- **PROBLEM STATEMENT**
Pull every line with the word "that" out of the entries below.

****************************************

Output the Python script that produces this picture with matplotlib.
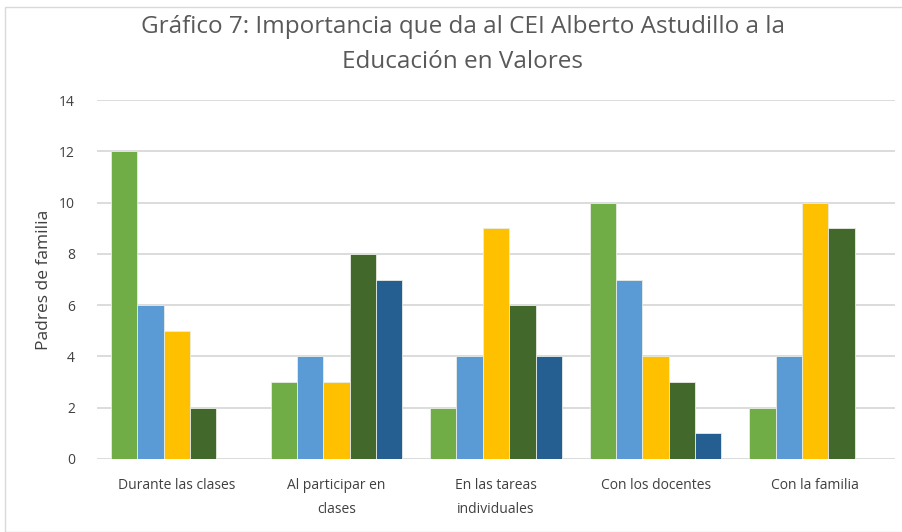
import numpy as np
import matplotlib
matplotlib.use("Agg")
import matplotlib.pyplot as plt
from matplotlib.patches import Rectangle

plt.rcParams['font.family'] = ['Open Sans', 'DejaVu Sans']

categorias = ["Durante las clases", "Al participar en\nclases", "En las tareas\nindividuales",
              "Con los docentes", "Con la familia"]
serie1 = [12, 3, 2, 10, 2]
serie2 = [6, 4, 4, 7, 4]
serie3 = [5, 3, 9, 4, 10]
serie4 = [2, 8, 6, 3, 9]
serie5 = [0, 7, 4, 1, 0]
series = [serie1, serie2, serie3, serie4, serie5]
colores = ["#70AD47", "#5B9BD5", "#FFC000", "#43682B", "#255E91"]

fig = plt.figure(figsize=(9.03, 5.32), dpi=100)
ax = fig.add_axes([97/903, 1-459/532, (895-97)/903, (459-100)/532])

x = np.arange(len(categorias))
w = 0.165
for i, (s, c) in enumerate(zip(series, colores)):
    ax.bar(x + (i - 2) * w, s, width=w, color=c, edgecolor="#E8EDE4", linewidth=0.6, zorder=3)

ax.set_xlim(-0.5, len(categorias) - 0.5)
ax.set_ylim(0, 14)
ax.set_yticks(range(0, 15, 2))
ax.grid(axis='y', color="#D9D9D9", linewidth=1.3, zorder=0)
for sp in ax.spines.values():
    sp.set_visible(False)
ax.tick_params(axis='both', length=0, labelsize=10, colors="#404040")
ax.tick_params(axis='x', pad=14)
ax.tick_params(axis='y', pad=16)
ax.set_xticks(x)
ax.set_xticklabels(categorias, linespacing=1.75)

fig.text(44/903, 1 - 280/532, "Padres de familia", rotation=90, ha='center', va='center',
         fontsize=12.5, color="#404040")

fig.text(463/903, 1 - 27/532, "Gráfico 7: Importancia que da al CEI Alberto Astudillo a la",
         ha='center', va='center', fontsize=17.5, color="#595959")
fig.text(463/903, 1 - 62/532, "Educación en Valores",
         ha='center', va='center', fontsize=17.5, color="#595959")

# marco del gráfico
fig.patches.append(Rectangle((5/903, 0), 1, 1 - 7/532, transform=fig.transFigure,
                             fill=False, edgecolor="#D9D9D9", linewidth=1))

fig.savefig("out.png", dpi=100)
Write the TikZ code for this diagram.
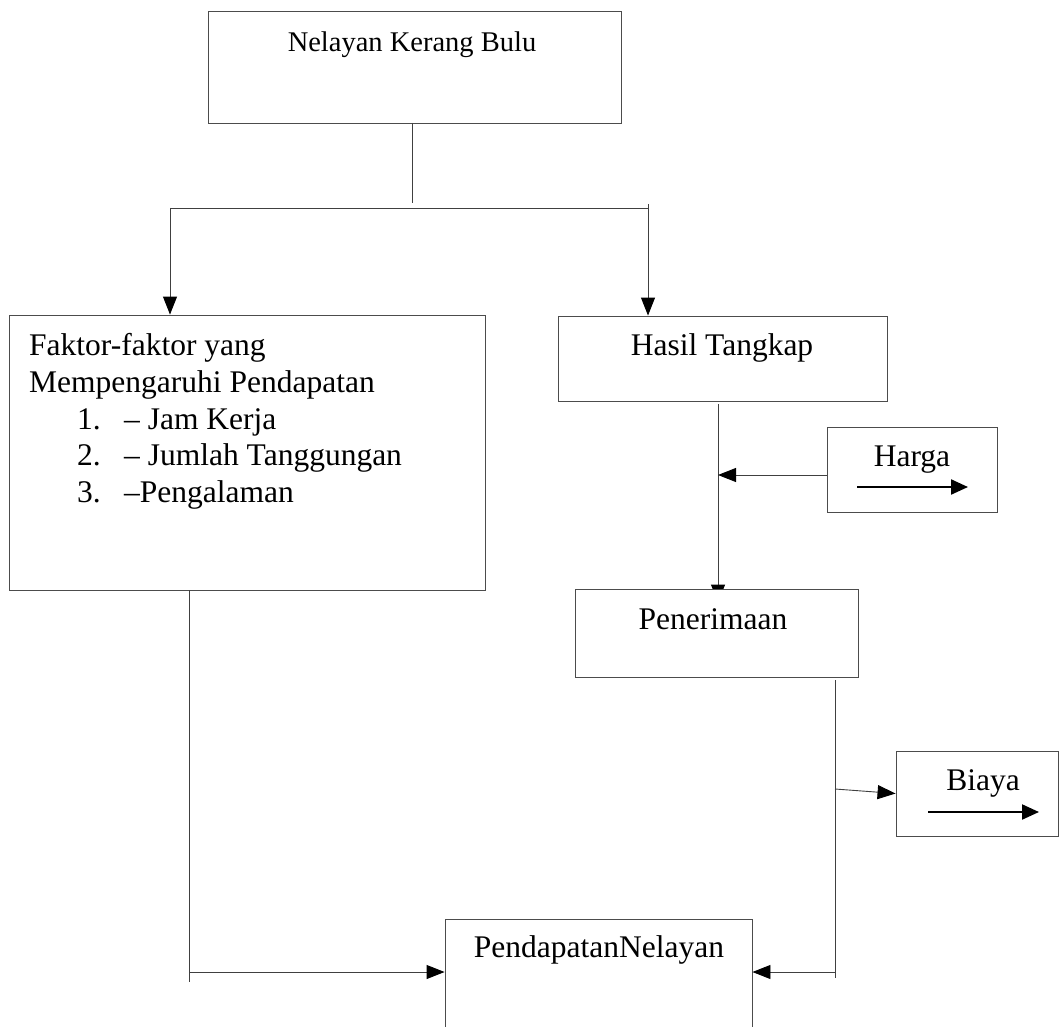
\documentclass[tikz,border=0pt]{standalone}
\usepackage{fontspec}
\setmainfont{Liberation Serif}
\usetikzlibrary{arrows.meta,calc,backgrounds}
\begin{document}
\begin{tikzpicture}[x=1pt,y=-1pt,
  box/.style={draw=black!70, fill=white, line width=0.9pt, inner sep=0pt},
  conn/.style={draw=black!75, line width=0.9pt},
  arr/.style={conn, -{Triangle[length=18pt,width=14pt,color=black]}},
  inarr/.style={draw=black, line width=2.2pt, -{Triangle[length=17pt,width=15pt]}},
  txt/.style={font=\fontsize{31.5}{36.6}\selectfont, inner sep=0pt, anchor=base},
  toptxt/.style={font=\fontsize{28.5}{34}\selectfont, inner sep=0pt, anchor=base}]
\clip (0,0) rectangle (1060,1027);

% boxes
\node[box, minimum width=413pt, minimum height=112pt] (top) at (414.5,67) {};
\node[box, minimum width=476pt, minimum height=275pt] (faktor) at (247,452.5) {};
\node[box, minimum width=329pt, minimum height=85pt] (hasil) at (722.5,358.5) {};
\node[box, minimum width=170pt, minimum height=85pt] (harga) at (912,469.5) {};
\node[box, minimum width=283pt, minimum height=88pt] (pener) at (716.5,633) {};
\node[box, minimum width=162pt, minimum height=85pt] (biaya) at (977,793.5) {};
\node[box, minimum width=307pt, minimum height=130pt] (pend) at (598.5,984) {};

% texts
\node[toptxt] (topT) at (412,52) {Nelayan Kerang Bulu};
\node[txt, anchor=north west, align=left] (faktorT) at (29,333.5)
  {Faktor-faktor yang\\
   Mempengaruhi Pendapatan\\
   \hspace*{48pt}\makebox[47pt][l]{1.}– Jam Kerja\\
   \hspace*{48pt}\makebox[47pt][l]{2.}– Jumlah Tanggungan\\
   \hspace*{48pt}\makebox[47pt][l]{3.}–Pengalaman};
\node[txt] (hasilT) at (722,355) {Hasil Tangkap};
\node[txt] (hargaT) at (912,466) {Harga};
\node[txt] (penerT) at (713,629) {Penerimaan};
\node[txt] (biayaT) at (983,790) {Biaya};
\node[txt] (pendT) at (599,957) {PendapatanNelayan};

% arrows inside Harga and Biaya
\coordinate (ha1) at (857,487); \coordinate (ha2) at (968,487);
\draw[inarr] (ha1) -- (ha2);
\coordinate (ba1) at (928,812); \coordinate (ba2) at (1039,812);
\draw[inarr] (ba1) -- (ba2);

% top split
\coordinate (tj) at (412,203);
\coordinate (hl) at (170,208);
\coordinate (hr) at (648,208);
\draw[conn] (412,123) -- (tj);
\draw[conn] (hl) -- (hr) -- ++(0,-4);
\draw[arr] (hl) -- (hl |- faktor.north);
\draw[arr] (hr) -- (hr |- hasil.north);

% hasil -> penerimaan (arrow tip hidden behind the Penerimaan box)
\coordinate (hv1) at (718,404);
\coordinate (hv2) at (718,475);
\begin{pgfonlayer}{background}
\draw[arr] (hv1) -- ([yshift=-14pt]hv1 |- pener.north);
\end{pgfonlayer}
\draw[arr] (harga.west |- hv2) -- (hv2);

% penerimaan -> biaya, pendapatan
\coordinate (pv1) at (835,680);
\coordinate (pv2) at (835,789);
\coordinate (pv3) at (835,972);
\draw[conn] (pv1) -- (835,978);
\draw[arr] (pv2) -- (biaya.west);
\draw[arr] (pv3) -- (pv3 -| pend.east);

% faktor -> pendapatan
\coordinate (fv1) at (189,590);
\coordinate (fv2) at (190,972);
\draw[conn] (fv1) -- (189,982);
\draw[arr] (fv2) -- (fv2 -| pend.west);
\end{tikzpicture}
\end{document}
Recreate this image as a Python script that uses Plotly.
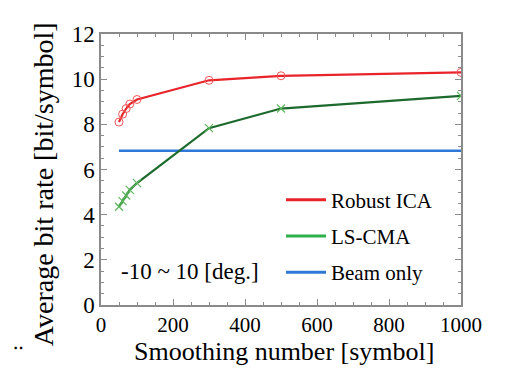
import plotly.graph_objects as go

smoothing = [50, 60, 70, 80, 100, 300, 500, 1000]
robust_ica = [8.1, 8.45, 8.7, 8.9, 9.1, 9.95, 10.15, 10.3]
ls_cma = [4.35, 4.6, 4.85, 5.1, 5.4, 7.83, 8.7, 9.26]
beam_x = [50, 1000]
beam_only = [6.83, 6.83]
x_ticks = [0, 200, 400, 600, 800, 1000]
y_ticks = [0, 2, 4, 6, 8, 10, 12]

FONT = "Liberation Serif"
fig = go.Figure()

fig.add_trace(go.Scatter(x=beam_x, y=beam_only, mode="lines",
                         line=dict(color="#2f78d8", width=2.5), showlegend=False))
fig.add_trace(go.Scatter(x=smoothing, y=ls_cma, mode="lines+markers",
                         line=dict(color="#1c6a2c", width=2.2),
                         marker=dict(symbol="x-thin", size=8, line=dict(color="#5cb85c", width=1.2)),
                         showlegend=False))
fig.add_trace(go.Scatter(x=smoothing, y=robust_ica, mode="lines+markers",
                         line=dict(color="#e8242a", width=2.2),
                         marker=dict(symbol="circle-open", size=8, color="#ee5a5a", line=dict(width=1)),
                         showlegend=False))

for name, col, grp in [("Robust ICA", "#e8242a", "a"), ("LS-CMA", "#2bb04a", "b"), ("Beam only", "#2f78d8", "c")]:
    fig.add_trace(go.Scatter(x=[None], y=[None], mode="lines", name=name,
                             line=dict(color=col, width=3), legendgroup=grp))

fig.add_annotation(x=0.05, y=1.5, xref="paper", yref="y", text="-10 ~ 10 [deg.]",
                   showarrow=False, xanchor="left", yanchor="middle", font=dict(size=23))
fig.add_annotation(x=-0.25, y=-0.137, xref="paper", yref="paper", text="‥",
                   showarrow=False, xanchor="left", yanchor="middle", font=dict(size=20))
fig.add_annotation(x=0.508, y=-0.172, xref="paper", yref="paper", text="Smoothing number [symbol]",
                   showarrow=False, xanchor="center", yanchor="middle", font=dict(size=26))
fig.add_annotation(x=-0.161, y=0.446, xref="paper", yref="paper", text="Average bit rate [bit/symbol]",
                   showarrow=False, xanchor="center", yanchor="middle", textangle=-90, font=dict(size=28))

axis_common = dict(showline=True, linecolor="#8a8a8a", linewidth=1.5, mirror="ticks",
                   ticks="inside", ticklen=6, tickcolor="#8a8a8a", tickwidth=1.2,
                   showgrid=False, zeroline=False)

fig.update_xaxes(range=[0, 1000], tickvals=x_ticks, tickfont=dict(size=21),
                 minor=dict(ticks="inside", ticklen=3, dtick=50, tickcolor="#8a8a8a", tickwidth=1),
                 **axis_common)
fig.update_yaxes(range=[0, 12], tickvals=y_ticks, tickfont=dict(size=23),
                 minor=dict(ticks="inside", ticklen=3, dtick=0.5, tickcolor="#8a8a8a", tickwidth=1),
                 **axis_common)

fig.update_layout(
    width=498, height=360,
    font=dict(family=FONT, color="black"),
    margin=dict(l=93, r=45, t=26, b=63),
    plot_bgcolor="white", paper_bgcolor="white",
    legend=dict(x=0.5, y=0.463, xanchor="left", yanchor="top",
                font=dict(size=21),
                bgcolor="rgba(0,0,0,0)", tracegroupgap=6, itemwidth=40),
)

fig.write_html("out.html")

****************************************

- **SOLUTION**
Output the Python script that produces this picture with matplotlib.
Recreate this image as a Python script that uses Plotly.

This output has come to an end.